** start of Information provided **

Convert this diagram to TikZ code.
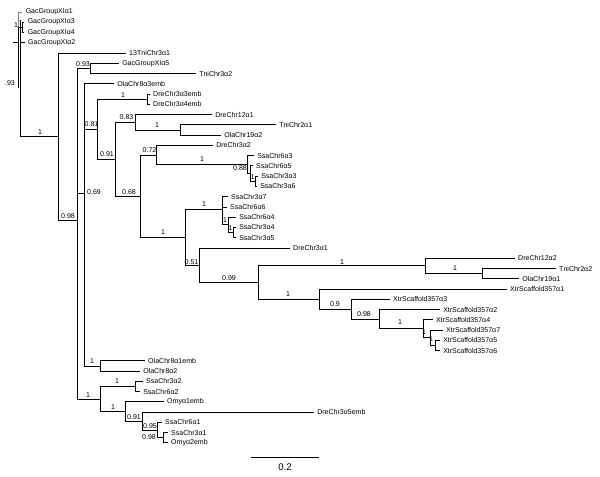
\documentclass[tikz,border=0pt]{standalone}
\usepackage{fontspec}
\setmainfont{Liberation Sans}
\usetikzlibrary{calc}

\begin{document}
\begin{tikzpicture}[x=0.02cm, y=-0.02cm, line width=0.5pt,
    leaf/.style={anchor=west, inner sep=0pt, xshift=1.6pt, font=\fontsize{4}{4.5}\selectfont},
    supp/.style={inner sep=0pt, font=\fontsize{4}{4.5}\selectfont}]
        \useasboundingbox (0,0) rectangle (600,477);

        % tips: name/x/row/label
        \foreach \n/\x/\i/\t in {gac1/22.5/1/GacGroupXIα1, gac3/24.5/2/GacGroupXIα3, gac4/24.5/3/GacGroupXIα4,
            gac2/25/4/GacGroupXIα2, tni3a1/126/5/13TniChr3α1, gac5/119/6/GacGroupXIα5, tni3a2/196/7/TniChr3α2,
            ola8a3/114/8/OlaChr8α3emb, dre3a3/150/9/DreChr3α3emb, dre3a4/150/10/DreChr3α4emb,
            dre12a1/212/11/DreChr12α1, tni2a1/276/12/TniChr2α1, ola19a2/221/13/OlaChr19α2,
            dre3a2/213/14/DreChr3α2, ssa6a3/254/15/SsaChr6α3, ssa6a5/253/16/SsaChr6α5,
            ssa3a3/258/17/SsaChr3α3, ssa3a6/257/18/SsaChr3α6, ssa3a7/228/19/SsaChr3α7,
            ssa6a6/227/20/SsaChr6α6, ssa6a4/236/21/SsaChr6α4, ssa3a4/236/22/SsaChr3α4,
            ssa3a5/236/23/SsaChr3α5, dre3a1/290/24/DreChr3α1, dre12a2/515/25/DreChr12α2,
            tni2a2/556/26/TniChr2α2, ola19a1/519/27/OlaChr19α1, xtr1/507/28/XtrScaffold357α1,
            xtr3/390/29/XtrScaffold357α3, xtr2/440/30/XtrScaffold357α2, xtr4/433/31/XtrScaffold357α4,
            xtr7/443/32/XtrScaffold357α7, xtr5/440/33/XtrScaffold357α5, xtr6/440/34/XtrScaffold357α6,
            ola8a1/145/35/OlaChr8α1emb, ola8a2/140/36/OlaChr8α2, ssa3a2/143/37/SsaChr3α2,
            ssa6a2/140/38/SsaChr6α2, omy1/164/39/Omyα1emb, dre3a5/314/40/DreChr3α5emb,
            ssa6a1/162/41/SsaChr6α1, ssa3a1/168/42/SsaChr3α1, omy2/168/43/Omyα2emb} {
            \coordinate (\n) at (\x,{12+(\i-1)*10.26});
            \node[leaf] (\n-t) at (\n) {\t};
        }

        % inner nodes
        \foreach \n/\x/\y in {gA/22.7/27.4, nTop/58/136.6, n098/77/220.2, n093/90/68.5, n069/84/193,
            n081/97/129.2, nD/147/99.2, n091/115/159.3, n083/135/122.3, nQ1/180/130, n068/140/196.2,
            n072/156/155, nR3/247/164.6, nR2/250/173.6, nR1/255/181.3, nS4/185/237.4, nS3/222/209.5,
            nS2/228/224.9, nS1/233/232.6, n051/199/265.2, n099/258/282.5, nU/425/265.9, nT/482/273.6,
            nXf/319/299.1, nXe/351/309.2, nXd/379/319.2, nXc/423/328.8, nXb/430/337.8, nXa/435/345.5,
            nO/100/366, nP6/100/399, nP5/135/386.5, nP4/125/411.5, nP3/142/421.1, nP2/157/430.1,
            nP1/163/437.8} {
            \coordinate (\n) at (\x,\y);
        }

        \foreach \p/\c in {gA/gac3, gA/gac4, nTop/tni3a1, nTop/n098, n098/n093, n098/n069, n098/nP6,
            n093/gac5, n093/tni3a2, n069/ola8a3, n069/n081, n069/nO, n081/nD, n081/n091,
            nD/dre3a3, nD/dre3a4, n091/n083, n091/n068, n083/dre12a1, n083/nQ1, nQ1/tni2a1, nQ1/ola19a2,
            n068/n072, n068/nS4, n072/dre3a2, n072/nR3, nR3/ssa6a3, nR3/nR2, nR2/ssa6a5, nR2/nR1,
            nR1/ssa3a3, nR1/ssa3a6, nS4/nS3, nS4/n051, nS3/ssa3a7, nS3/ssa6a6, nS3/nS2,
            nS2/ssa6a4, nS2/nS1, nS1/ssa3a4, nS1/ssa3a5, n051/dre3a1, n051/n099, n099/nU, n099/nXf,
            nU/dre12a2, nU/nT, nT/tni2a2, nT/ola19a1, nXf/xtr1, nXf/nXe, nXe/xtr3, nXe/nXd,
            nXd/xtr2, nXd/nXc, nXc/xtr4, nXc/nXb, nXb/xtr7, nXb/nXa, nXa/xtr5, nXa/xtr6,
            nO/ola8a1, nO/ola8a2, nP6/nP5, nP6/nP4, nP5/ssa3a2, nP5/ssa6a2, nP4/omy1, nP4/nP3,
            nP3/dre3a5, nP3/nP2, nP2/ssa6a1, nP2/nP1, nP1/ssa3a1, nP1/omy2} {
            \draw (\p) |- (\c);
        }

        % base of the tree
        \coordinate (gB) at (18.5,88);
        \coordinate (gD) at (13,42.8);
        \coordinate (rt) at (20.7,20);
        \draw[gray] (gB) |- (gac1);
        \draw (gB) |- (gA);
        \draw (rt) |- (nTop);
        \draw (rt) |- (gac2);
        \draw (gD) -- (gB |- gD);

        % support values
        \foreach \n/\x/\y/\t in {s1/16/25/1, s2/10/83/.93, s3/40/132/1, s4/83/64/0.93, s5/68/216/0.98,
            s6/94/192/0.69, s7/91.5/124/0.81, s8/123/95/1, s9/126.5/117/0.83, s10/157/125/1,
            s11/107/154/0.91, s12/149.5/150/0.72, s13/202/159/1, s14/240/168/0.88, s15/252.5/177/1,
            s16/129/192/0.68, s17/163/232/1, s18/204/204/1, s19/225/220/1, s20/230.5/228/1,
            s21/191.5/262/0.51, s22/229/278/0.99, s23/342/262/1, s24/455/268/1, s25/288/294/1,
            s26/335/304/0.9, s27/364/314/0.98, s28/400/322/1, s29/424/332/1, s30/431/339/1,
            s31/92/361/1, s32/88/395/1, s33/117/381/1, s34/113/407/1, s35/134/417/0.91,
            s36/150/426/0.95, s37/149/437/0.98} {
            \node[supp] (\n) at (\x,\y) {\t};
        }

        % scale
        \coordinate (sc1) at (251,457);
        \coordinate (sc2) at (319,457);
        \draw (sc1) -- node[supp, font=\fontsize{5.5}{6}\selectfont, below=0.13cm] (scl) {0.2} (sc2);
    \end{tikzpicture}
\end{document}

** end of Information provided **

The data above should be repeated exactly, minus any pictures.

_Result of this exercise_:
Convert this diagram to TikZ code.
\documentclass[tikz,border=0pt]{standalone}
\usepackage{fontspec}
\setmainfont{Liberation Sans}
\usetikzlibrary{calc}

\begin{document}
\begin{tikzpicture}[x=0.02cm, y=-0.02cm, line width=0.5pt,
    leaf/.style={anchor=west, inner sep=0pt, xshift=1.6pt, font=\fontsize{4}{4.5}\selectfont},
    supp/.style={inner sep=0pt, font=\fontsize{4}{4.5}\selectfont}]
        \useasboundingbox (0,0) rectangle (600,477);

        % tips: name/x/row/label
        \foreach \n/\x/\i/\t in {gac1/22.5/1/GacGroupXIα1, gac3/24.5/2/GacGroupXIα3, gac4/24.5/3/GacGroupXIα4,
            gac2/25/4/GacGroupXIα2, tni3a1/126/5/13TniChr3α1, gac5/119/6/GacGroupXIα5, tni3a2/196/7/TniChr3α2,
            ola8a3/114/8/OlaChr8α3emb, dre3a3/150/9/DreChr3α3emb, dre3a4/150/10/DreChr3α4emb,
            dre12a1/212/11/DreChr12α1, tni2a1/276/12/TniChr2α1, ola19a2/221/13/OlaChr19α2,
            dre3a2/213/14/DreChr3α2, ssa6a3/254/15/SsaChr6α3, ssa6a5/253/16/SsaChr6α5,
            ssa3a3/258/17/SsaChr3α3, ssa3a6/257/18/SsaChr3α6, ssa3a7/228/19/SsaChr3α7,
            ssa6a6/227/20/SsaChr6α6, ssa6a4/236/21/SsaChr6α4, ssa3a4/236/22/SsaChr3α4,
            ssa3a5/236/23/SsaChr3α5, dre3a1/290/24/DreChr3α1, dre12a2/515/25/DreChr12α2,
            tni2a2/556/26/TniChr2α2, ola19a1/519/27/OlaChr19α1, xtr1/507/28/XtrScaffold357α1,
            xtr3/390/29/XtrScaffold357α3, xtr2/440/30/XtrScaffold357α2, xtr4/433/31/XtrScaffold357α4,
            xtr7/443/32/XtrScaffold357α7, xtr5/440/33/XtrScaffold357α5, xtr6/440/34/XtrScaffold357α6,
            ola8a1/145/35/OlaChr8α1emb, ola8a2/140/36/OlaChr8α2, ssa3a2/143/37/SsaChr3α2,
            ssa6a2/140/38/SsaChr6α2, omy1/164/39/Omyα1emb, dre3a5/314/40/DreChr3α5emb,
            ssa6a1/162/41/SsaChr6α1, ssa3a1/168/42/SsaChr3α1, omy2/168/43/Omyα2emb} {
            \coordinate (\n) at (\x,{12+(\i-1)*10.26});
            \node[leaf] (\n-t) at (\n) {\t};
        }

        % inner nodes
        \foreach \n/\x/\y in {gA/22.7/27.4, nTop/58/136.6, n098/77/220.2, n093/90/68.5, n069/84/193,
            n081/97/129.2, nD/147/99.2, n091/115/159.3, n083/135/122.3, nQ1/180/130, n068/140/196.2,
            n072/156/155, nR3/247/164.6, nR2/250/173.6, nR1/255/181.3, nS4/185/237.4, nS3/222/209.5,
            nS2/228/224.9, nS1/233/232.6, n051/199/265.2, n099/258/282.5, nU/425/265.9, nT/482/273.6,
            nXf/319/299.1, nXe/351/309.2, nXd/379/319.2, nXc/423/328.8, nXb/430/337.8, nXa/435/345.5,
            nO/100/366, nP6/100/399, nP5/135/386.5, nP4/125/411.5, nP3/142/421.1, nP2/157/430.1,
            nP1/163/437.8} {
            \coordinate (\n) at (\x,\y);
        }

        \foreach \p/\c in {gA/gac3, gA/gac4, nTop/tni3a1, nTop/n098, n098/n093, n098/n069, n098/nP6,
            n093/gac5, n093/tni3a2, n069/ola8a3, n069/n081, n069/nO, n081/nD, n081/n091,
            nD/dre3a3, nD/dre3a4, n091/n083, n091/n068, n083/dre12a1, n083/nQ1, nQ1/tni2a1, nQ1/ola19a2,
            n068/n072, n068/nS4, n072/dre3a2, n072/nR3, nR3/ssa6a3, nR3/nR2, nR2/ssa6a5, nR2/nR1,
            nR1/ssa3a3, nR1/ssa3a6, nS4/nS3, nS4/n051, nS3/ssa3a7, nS3/ssa6a6, nS3/nS2,
            nS2/ssa6a4, nS2/nS1, nS1/ssa3a4, nS1/ssa3a5, n051/dre3a1, n051/n099, n099/nU, n099/nXf,
            nU/dre12a2, nU/nT, nT/tni2a2, nT/ola19a1, nXf/xtr1, nXf/nXe, nXe/xtr3, nXe/nXd,
            nXd/xtr2, nXd/nXc, nXc/xtr4, nXc/nXb, nXb/xtr7, nXb/nXa, nXa/xtr5, nXa/xtr6,
            nO/ola8a1, nO/ola8a2, nP6/nP5, nP6/nP4, nP5/ssa3a2, nP5/ssa6a2, nP4/omy1, nP4/nP3,
            nP3/dre3a5, nP3/nP2, nP2/ssa6a1, nP2/nP1, nP1/ssa3a1, nP1/omy2} {
            \draw (\p) |- (\c);
        }

        % base of the tree
        \coordinate (gB) at (18.5,88);
        \coordinate (gD) at (13,42.8);
        \coordinate (rt) at (20.7,20);
        \draw[gray] (gB) |- (gac1);
        \draw (gB) |- (gA);
        \draw (rt) |- (nTop);
        \draw (rt) |- (gac2);
        \draw (gD) -- (gB |- gD);

        % support values
        \foreach \n/\x/\y/\t in {s1/16/25/1, s2/10/83/.93, s3/40/132/1, s4/83/64/0.93, s5/68/216/0.98,
            s6/94/192/0.69, s7/91.5/124/0.81, s8/123/95/1, s9/126.5/117/0.83, s10/157/125/1,
            s11/107/154/0.91, s12/149.5/150/0.72, s13/202/159/1, s14/240/168/0.88, s15/252.5/177/1,
            s16/129/192/0.68, s17/163/232/1, s18/204/204/1, s19/225/220/1, s20/230.5/228/1,
            s21/191.5/262/0.51, s22/229/278/0.99, s23/342/262/1, s24/455/268/1, s25/288/294/1,
            s26/335/304/0.9, s27/364/314/0.98, s28/400/322/1, s29/424/332/1, s30/431/339/1,
            s31/92/361/1, s32/88/395/1, s33/117/381/1, s34/113/407/1, s35/134/417/0.91,
            s36/150/426/0.95, s37/149/437/0.98} {
            \node[supp] (\n) at (\x,\y) {\t};
        }

        % scale
        \coordinate (sc1) at (251,457);
        \coordinate (sc2) at (319,457);
        \draw (sc1) -- node[supp, font=\fontsize{5.5}{6}\selectfont, below=0.13cm] (scl) {0.2} (sc2);
    \end{tikzpicture}
\end{document}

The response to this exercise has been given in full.